Felt is created by agitating wool fibres until they mat together to form a non-woven fabric. The fibres can be laid flat on a surface or molded around a former such as a hatshaper, cardboard or even a ball.
On a bad day use the feltmaking process to relieve the tensions, it usually makes a very good felt. Making the felt is simple, it requires only a little time and effort to achieve a pleasing result. However if time is of the essence, here’s a faster but less controlled method:
The 'lazy' way to make balls, but with less control over the final surface decoration is to make them in a washing machine. If you want to learn how to make them without a washing machine, see how to make felt balls by hand.
- Start a ball with approximately 50gm of wool fibre using a little soapy water. Place it in the toe of a 'pop sock', or the cut off foot end of a pair of tights. Push the ball in tight and knot the sock as close to the ball as possible. If required, add further balls to the length of the sock.
- Put it in the washing machine with the next wash.

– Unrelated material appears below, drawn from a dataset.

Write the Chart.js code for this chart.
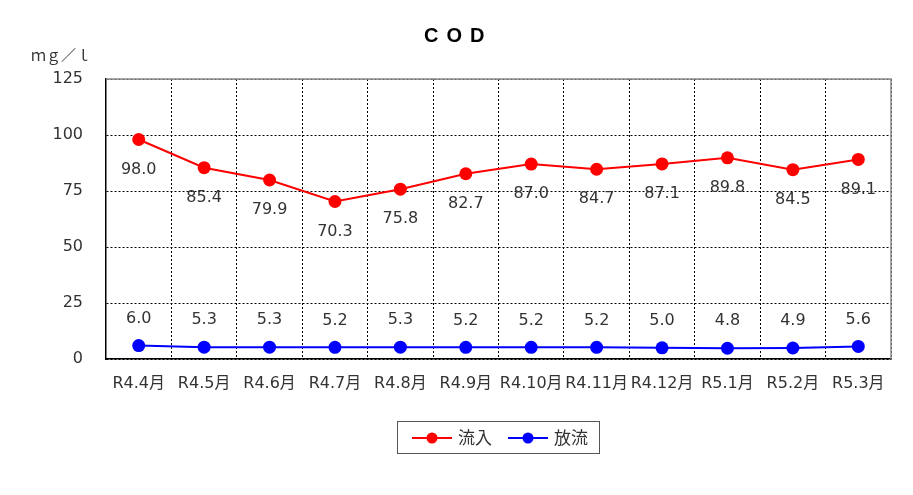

If the cycle is very gentle, it may require more than one wash.
- Dry out the finished ball in the airing cupboard or on a radiator.
Alternatively, Andrea Bruek emailed us with her own method:
'Make a dry or slightly wet ball, two or three times bigger than you want your final size to be, place it in the corner of a plastic bag, tie it with string to keep it from moving too much, place your next ball inside and again tie then string to secure the second one in place, ensuring that each ball is encased in plastic and not able to touch another ball's surface. Depending on the size of the bag, you can make many balls in this fashion and then prick the plastic many times to allow water to get inside. Place the bag or bags into the washing machine at 60 degrees on a full cycle. When finished, the balls are round, firm and excellent for making other articles like necklaces. If you create the balls in layers, you can cut them in half with sharp scissors and see the lovely patterns inside. This process is also great with the children as it is a surprise to find the balls and see how they turned out'
This Santa was felted entirely in a washing machine. The head, body, hands and nose were created from balls. The limbs were made by roughly shaping the Merino wool fibres before rolling them and tack stitching them into J-cloth. The 'body parts' were then stuffed into tights and then into a mesh wash bag along with the balls. After two 40°C cycles, the pieces had felted well enough to be sewn together. To make Santa’s fur trim, the fine white wool was lightly felted. It was then cut into strips and needle felted into place. His beard and moustache were made from unfelted fibres which were also added with the help of a felting needle.
It will be easier to decide how much wool fibre is needed for projects as you do more and more feltmaking. The overall amount will be determined by the thickness of the felt and density to which it is felted. As a rough guide, we suggest 100g will make a 30cm square. Trial, error and note taking are recommended!